Written problem: Go through the data below. List every line that holds the word "this".
* * * * * * *
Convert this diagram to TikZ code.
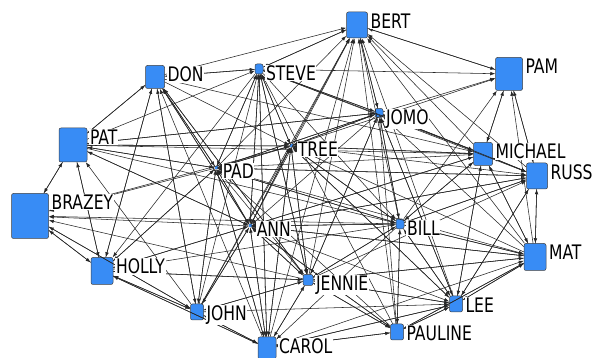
\documentclass[tikz,border=0pt]{standalone}
\usepackage{fontspec}
\setmainfont{DejaVu Sans}[FakeStretch=0.78]
\usetikzlibrary{arrows.meta}
\definecolor{nodeblue}{RGB}{56,140,245}
\begin{document}
\begin{tikzpicture}[x=1pt,y=-1pt,
  person/.style={draw=black!75, line width=0.5pt, fill=nodeblue, rounded corners=2pt, inner sep=0pt},
  dot/.style={fill=nodeblue, inner sep=0pt, minimum size=3pt},
  lbl/.style={fill=white, inner sep=0.6pt, font=\fontsize{20}{22}\selectfont, anchor=north west},
  edge/.style={line width=0.55pt, black!85, -{Latex[length=5pt,width=3.6pt]}}]
\useasboundingbox (0,0) rectangle (598,358);
% people
\node[person, minimum width=21, minimum height=26] (BERT) at (357,25) {};
\node[person, minimum width=27, minimum height=33] (PAM) at (509,74) {};
\node[person, minimum width=19, minimum height=23] (DON) at (155,77) {};
\node[person, minimum width=8, minimum height=10] (STEVE) at (259,69) {};
\node[person, minimum width=8, minimum height=9] (JOMO) at (379,113) {};
\node[person, minimum width=28, minimum height=34] (PAT) at (73,145) {};
\node[dot] (TREE) at (291,146) {};
\node[dot] (PAD) at (216,168) {};
\node[person, minimum width=19, minimum height=23] (MICHAEL) at (483,154) {};
\node[person, minimum width=21, minimum height=26] (RUSS) at (537,176) {};
\node[person, minimum width=37, minimum height=45] (BRAZEY) at (30,216) {};
\node[dot] (ANN) at (250,226) {};
\node[person, minimum width=8, minimum height=10] (BILL) at (400,224) {};
\node[person, minimum width=22, minimum height=27] (MAT) at (535,257) {};
\node[person, minimum width=22, minimum height=27] (HOLLY) at (102,271) {};
\node[person, minimum width=10, minimum height=11] (JENNIE) at (308,280) {};
\node[person, minimum width=13, minimum height=16] (JOHN) at (197,312) {};
\node[person, minimum width=13, minimum height=16] (LEE) at (456,304) {};
\node[person, minimum width=13, minimum height=16] (PAULINE) at (397,332) {};
\node[person, minimum width=18, minimum height=22] (CAROL) at (267,348) {};
% ties
\foreach \s/\t in {
  BRAZEY/PAT, BRAZEY/HOLLY, BRAZEY/JOHN,
  PAT/DON, PAT/BRAZEY, PAT/HOLLY, PAT/PAD, PAT/TREE, PAT/MICHAEL, PAT/JOMO, PAT/STEVE, PAT/ANN, PAT/BILL,
  DON/STEVE, DON/BERT, DON/PAT, DON/PAD, DON/TREE, DON/HOLLY, DON/MICHAEL, DON/ANN, DON/JENNIE, DON/JOHN,
  STEVE/BERT, STEVE/PAM, STEVE/DON, STEVE/JOMO, STEVE/PAD, STEVE/TREE, STEVE/MICHAEL, STEVE/ANN, STEVE/BILL, STEVE/JENNIE, STEVE/CAROL, STEVE/HOLLY, STEVE/RUSS,
  BERT/PAM, BERT/STEVE, BERT/JOMO,
  PAM/BERT, PAM/MICHAEL, PAM/RUSS,
  JOMO/BERT, JOMO/PAM, JOMO/MICHAEL, JOMO/BILL, JOMO/TREE, JOMO/PAD, JOMO/STEVE, JOMO/ANN, JOMO/RUSS, JOMO/LEE, JOMO/JENNIE, JOMO/PAT,
  TREE/BERT, TREE/PAM, TREE/STEVE, TREE/JOMO, TREE/PAT, TREE/PAD, TREE/MICHAEL, TREE/RUSS, TREE/BILL, TREE/ANN, TREE/JENNIE, TREE/CAROL, TREE/LEE, TREE/BRAZEY,
  PAD/PAT, PAD/DON, PAD/STEVE, PAD/TREE, PAD/BERT, PAD/JOMO, PAD/BRAZEY, PAD/HOLLY, PAD/ANN, PAD/JOHN, PAD/CAROL, PAD/BILL, PAD/MICHAEL, PAD/RUSS, PAD/MAT,
  MICHAEL/PAM, MICHAEL/BERT, MICHAEL/RUSS, MICHAEL/MAT, MICHAEL/JOMO, MICHAEL/LEE, MICHAEL/BILL, MICHAEL/TREE, MICHAEL/ANN,
  RUSS/PAM, RUSS/MAT, RUSS/MICHAEL, RUSS/BERT, RUSS/LEE, RUSS/BILL, RUSS/ANN, RUSS/PAD,
  MAT/RUSS, MAT/PAM, MAT/MICHAEL, MAT/LEE, MAT/BILL, MAT/JENNIE, MAT/ANN, MAT/PAULINE, MAT/BERT, MAT/TREE, MAT/JOMO,
  ANN/BRAZEY, ANN/PAT, ANN/HOLLY, ANN/JOHN, ANN/CAROL, ANN/PAD, ANN/TREE, ANN/STEVE, ANN/BERT, ANN/BILL, ANN/MAT, ANN/RUSS, ANN/MICHAEL, ANN/JENNIE, ANN/LEE, ANN/PAULINE, ANN/DON,
  BILL/BERT, BILL/PAM, BILL/JOMO, BILL/PAULINE, BILL/LEE, BILL/MAT, BILL/RUSS, BILL/CAROL, BILL/JENNIE, BILL/ANN, BILL/PAD, BILL/TREE, BILL/BRAZEY, BILL/MICHAEL,
  HOLLY/BRAZEY, HOLLY/JOHN, HOLLY/PAT, HOLLY/DON, HOLLY/ANN, HOLLY/CAROL, HOLLY/PAD, HOLLY/JENNIE, HOLLY/BILL,
  JENNIE/BERT, JENNIE/STEVE, JENNIE/JOMO, JENNIE/CAROL, JENNIE/PAULINE, JENNIE/LEE, JENNIE/BILL, JENNIE/ANN, JENNIE/PAD, JENNIE/TREE, JENNIE/MAT, JENNIE/RUSS, JENNIE/JOHN, JENNIE/HOLLY, JENNIE/BRAZEY, JENNIE/DON,
  JOHN/HOLLY, JOHN/CAROL, JOHN/BRAZEY, JOHN/PAT, JOHN/DON, JOHN/ANN, JOHN/JENNIE, JOHN/PAD, JOHN/TREE, JOHN/BERT, JOHN/STEVE, JOHN/LEE,
  LEE/MAT, LEE/PAULINE, LEE/BILL, LEE/RUSS, LEE/MICHAEL, LEE/JENNIE, LEE/CAROL, LEE/JOMO, LEE/BERT, LEE/TREE,
  PAULINE/CAROL, PAULINE/LEE, PAULINE/BILL, PAULINE/JENNIE, PAULINE/MAT, PAULINE/BERT, PAULINE/STEVE, PAULINE/PAD, PAULINE/ANN, PAULINE/JOMO,
  CAROL/JOHN, CAROL/PAULINE, CAROL/LEE, CAROL/JENNIE, CAROL/BERT, CAROL/STEVE, CAROL/PAD, CAROL/ANN, CAROL/TREE, CAROL/HOLLY, CAROL/DON, CAROL/MAT}
  \draw[edge] (\s) -- (\t);
% labels
\foreach \n in {BERT, PAM, DON, STEVE, JOMO, PAT, MICHAEL, RUSS, BRAZEY, BILL, MAT, HOLLY, JENNIE, JOHN, LEE, PAULINE, CAROL}
  \node[lbl] (\n-l) at ([shift={(2,1)}]\n.north east) {\n};
\foreach \n in {TREE, PAD, ANN}
  \node[lbl] (\n-l) at ([shift={(6,-5)}]\n.center) {\n};
\end{tikzpicture}
\end{document}
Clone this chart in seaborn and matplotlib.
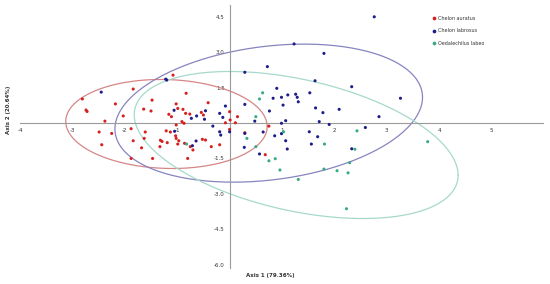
import numpy as np
import pandas as pd
import matplotlib
matplotlib.use("Agg")
import matplotlib.pyplot as plt
import seaborn as sns

# species labels and PCA scores (Axis 1, Axis 2)
species = ["Chelon auratus", "Chelon labrosus", "Oedalechilus labeo"]

auratus_x = [-2.81, -2.74, -2.72, -1.84, -1.08, -0.83, -2.18, -1.48, -1.64, -1.50,
             -1.02, -0.99, -2.03, -2.38, -1.16, -1.11, -0.89, -0.84, -0.91, -0.87,
             -1.02, -2.49, -2.25, -1.88, -1.61, -1.21, -1.13, -1.03, -1.02, -1.63,
             -1.84, -1.32, -1.29, -1.19, -2.44, -1.33, -1.68, -0.97, -0.99, -1.88,
             -1.47, -0.80, -0.75, -0.86, -0.54, -0.50, -0.41, -0.46, -0.35, 0.00,
             0.01, 0.00, 0.15, -0.08, 0.11, 0.29, -0.19, 0.68, 0.75, -0.76,
             -0.70, -0.52]
auratus_y = [1.02, 0.55, 0.49, 1.44, 2.03, 1.26, 0.81, 0.97, 0.59, 0.51,
             0.81, 0.62, 0.30, 0.08, 0.37, 0.27, 0.58, 0.41, 0.06, -0.01,
             -0.08, -0.38, -0.44, -0.24, -0.38, -0.33, -0.38, -0.54, -0.65, -0.65,
             -0.75, -0.73, -0.78, -0.83, -0.92, -1.00, -1.05, -0.75, -0.89, -1.50,
             -1.50, -1.50, -1.00, -0.86, 0.45, 0.34, 0.86, -0.72, -1.00, 0.48,
             0.13, -0.27, 0.27, 0.01, 0.01, -0.41, -0.92, -1.34, -0.13, 0.38,
             -1.14, -0.69]

labrosus_x = [-2.45, -1.22, -1.20, -1.06, -1.05, -0.71, -0.64, -0.73, -0.63, -0.46,
              -0.19, -0.19, -0.17, -0.08, -0.13, -0.32, 0.00, 0.29, 0.28, 0.29,
              0.29, 0.72, 1.23, 2.76, 1.80, 1.63, 0.90, 0.83, 0.99, 1.11,
              1.26, 1.29, 1.31, 1.53, 1.64, 1.71, 0.76, 0.48, 1.07, 0.99,
              0.64, 0.86, 0.99, 1.52, 1.68, 1.07, 1.10, 0.57, 1.56, 2.33,
              3.26, 2.09, 1.78, 2.85, 1.90, 2.59, 2.33, 1.02, -0.48]
labrosus_y = [1.31, 1.86, 1.82, 0.54, -0.35, -0.96, -0.76, 0.20, 0.30, 0.52,
              0.41, -0.37, -0.51, 0.72, 0.24, -0.13, -0.37, -0.44, -1.03, 0.79,
              2.15, 2.39, 3.35, 4.50, 2.95, 1.79, 1.47, 1.05, 1.09, 1.19,
              1.22, 1.09, 0.90, 1.28, 0.64, 0.06, 0.51, 0.08, 0.10, -0.01,
              -0.38, -0.54, -0.45, -0.37, -0.58, -0.75, -1.10, -1.31, -0.89, 1.54,
              1.05, 0.58, 0.44, 0.27, -0.06, -0.19, -1.09, 0.76, 0.16]

labeo_x = [-0.82, 0.33, 0.50, 0.50, 0.75, 0.63, 0.57, 1.03, 0.87, 0.96,
           1.31, 1.81, 2.39, 2.43, 1.80, 2.05, 2.26, 2.29, 2.23, 3.78]
labeo_y = [-0.89, -0.65, 0.27, -1.00, -1.60, 1.28, 1.02, -0.37, -1.51, -1.99,
           -2.39, -0.89, -1.11, -0.33, -1.95, -2.02, -2.11, -1.68, -3.63, -0.79]

# confidence ellipses: centre and shape matrix [[sxx, sxy], [sxy, syy]]
ell_center = [(-1.205, -0.04), (0.746, 0.42), (1.27, -0.93)]
ell_shape = [[[3.693, -0.207], [-0.207, 3.555]],
             [[8.614, 1.969], [1.969, 8.548]],
             [[9.55, -3.95], [-3.95, 9.70]]]

x_ticks = [-4, -3, -2, -1, 1, 2, 3, 4, 5]
y_ticks = [4.5, 3.0, 1.5, -1.5, -3.0, -4.5, -6.0]

point_colors = ["#d62020", "#1c1c8a", "#3aaa84"]
ellipse_colors = ["#d68686", "#8784c0", "#a6d9cc"]

df = pd.DataFrame({
    "Axis 1": auratus_x + labrosus_x + labeo_x,
    "Axis 2": auratus_y + labrosus_y + labeo_y,
    "Species": [species[0]] * len(auratus_x) + [species[1]] * len(labrosus_x)
               + [species[2]] * len(labeo_x),
})

sns.set_style("white")
fig = plt.figure(figsize=(5.5, 2.84), dpi=100)
ax = fig.add_axes([20 / 550, 16 / 284, 523 / 550, 263 / 284])

# ellipses first so points sit on top
t = np.linspace(0, 2 * np.pi, 300)
circle = np.vstack([np.cos(t), np.sin(t)])
for c, s, col in zip(ell_center, ell_shape, ellipse_colors):
    L = np.linalg.cholesky(np.array(s))
    pts = L @ circle
    ax.plot(pts[0] + c[0], pts[1] + c[1], color=col, lw=0.9, zorder=2)

sns.scatterplot(data=df, x="Axis 1", y="Axis 2", hue="Species",
                hue_order=species, palette=point_colors, s=5,
                linewidth=0, ax=ax, zorder=3)

ax.set_xlim(-4, 5.98)
ax.set_ylim(-6.14, 5.0)

# axes crossing at the origin
for side in ["top", "right"]:
    ax.spines[side].set_visible(False)
for side in ["left", "bottom"]:
    ax.spines[side].set_position("zero")
    ax.spines[side].set_color("#9a9a9a")
    ax.spines[side].set_linewidth(0.8)

ax.set_xticks(x_ticks)
ax.set_xticklabels([str(v) for v in x_ticks])
ax.set_yticks(y_ticks)
ax.set_yticklabels([f"{v:.1f}" for v in y_ticks])
ax.tick_params(axis="both", labelsize=4, length=2, width=0.5,
               color="#9a9a9a", pad=1.5, labelcolor="#333333")
ax.set_xlabel("")
ax.set_ylabel("")

fig.text(270 / 550, 1 - 276 / 284, "Axis 1 (79.36%)", fontsize=4,
         fontweight="bold", color="#333333", ha="center", va="center")
fig.text(9 / 550, 1 - 110 / 284, "Axis 2 (20.64%)", fontsize=4,
         fontweight="bold", color="#333333", ha="center", va="center",
         rotation=90)

leg = ax.legend(loc="upper left", bbox_to_anchor=(430 / 550, 1 - 14 / 284),
                bbox_transform=fig.transFigure, frameon=False, fontsize=3.5,
                markerscale=1.2, handletextpad=0.2, labelspacing=1.5,
                handlelength=1.0, borderaxespad=0)
for txt in leg.get_texts():
    txt.set_color("#333333")

fig.savefig("out.png", dpi=100)
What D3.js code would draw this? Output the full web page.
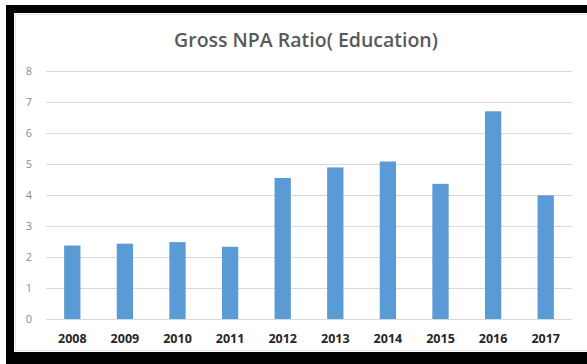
* * * * * * *
Finished answer:
Convert this diagram to TikZ code.
Clone this chart in seaborn and matplotlib.
What D3.js code would draw this? Output the full web page.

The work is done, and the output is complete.